March 2008 Archives
From a book review by Katie Galli in the April 2008 issue of Christianity Today:
Yes, we're Americans. We multitask all day long. Efficiency is one of our top cultural values. I, too, am pragmatic. I'd like to use Sunday morning to worship God, to get a few pointers on how to improve my relationship with Jesus, and to reconnect with community. But every Sunday, the first words I hear are, "Blessed be God: Father, Son, and Holy Spirit." And I'm reminded that we gather weekly not to hear a practical talk on how to better live out our faith or to provide a venue to tell our friends about Jesus. We gather to corporately worship God, to celebrate the redeeming work of Christ on the cross, and to remember that our lives are not about us.
A provocative post by Ruth Tucker that challenges our emphasis on leadership:
Leadership is a hot topic today. Colleges and universities and seminaries and churches and Christian organizations of all varieties are developing leadership programs...
It was not until I was teaching through the course a second time that I realized what a crock this whole topic is. It’s phony from beginning to end—especially as it relates to biblical models.
That Jesus was a failed leader both by example and by teaching is something we already know—at least unconsciously....Plain and simple, Jesus was a failed leader—though it’s critical to point out that Jesus did not aspire to leadership.
Read the entire post for the full context.
I just may have to read Tucker's upcoming book Leadership Reconsidered.
Rob Harrison with a helpful post that helps us see the usefulness of the institution, while also recognizing its limitations:
The institution is just a structure to organize our activities to help us function...The institution is a dead thing that protects and gives form to the live thing underneath. But that points us to the reality that the structure isn't going to do the work of the church, because the structure isn't the church; we together are the church, and the structure is there to enable us as we do the work of the church. To avoid facing that, though, we tend to pile those expectations on the institution instead, and then when it fails, we blame it, and denounce it, and set off to find a better way...

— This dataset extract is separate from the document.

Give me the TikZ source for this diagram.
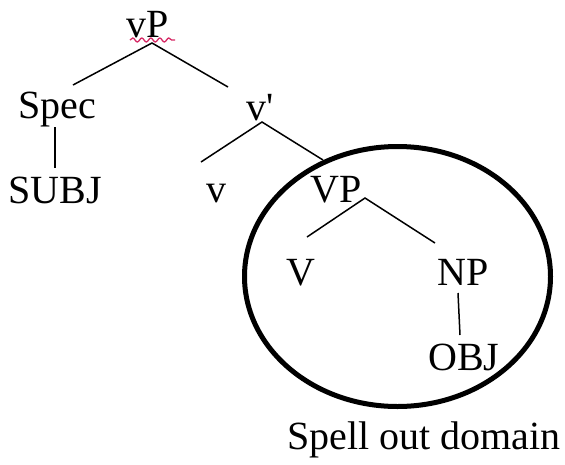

I also suspect that we object to the 'institutional church' because it gets in the way of us doing what we want; but in reality, that's part of its purpose. Yes, there is a tendency for institutions to become self-justifying and self-serving, and that's a bad thing; but is that the fault of institutions, or of the people in them? That's a human sin, and attacking institutions won't change it. If anything, doing that makes it worse, because the existence of the institution, for all its faults, reminds us that it has a purpose. We can still do all the touchy-feely 'spirituality' stuff that's all about us without any kind of formal structure, but a congregation that never really goes beyond that is about as self-justifying and self-serving as anything can be; what we need the institution for is to do the things that take us beyond ourselves, the things that actually require work and effort and need organization and structure to support them and keep them going.
C.S. Lewis on dying to ourselves:
Your real, new self (which is Christ's and also yours, and yours just because it is His) will not come as long as you are looking for it. It will come when you are looking for Him...The principle runs through all life from top to bottom. Give up yourself, and you will find your real self. Lose your life and you will save it. Submit to death, death of your ambitions and favorite wishes every day and death of your whole body in the end: submit with every fiber of your being, and you will find eternal life. Keep back nothing. Nothing that you have not given away will be really yours. Nothing in you that has not died will ever be raised from the dead. Look for yourself, and you will find in the long run only hatred, loneliness, despair, rage, ruin and decay. But look for Christ and you will find Him, and with Him everything else thrown in.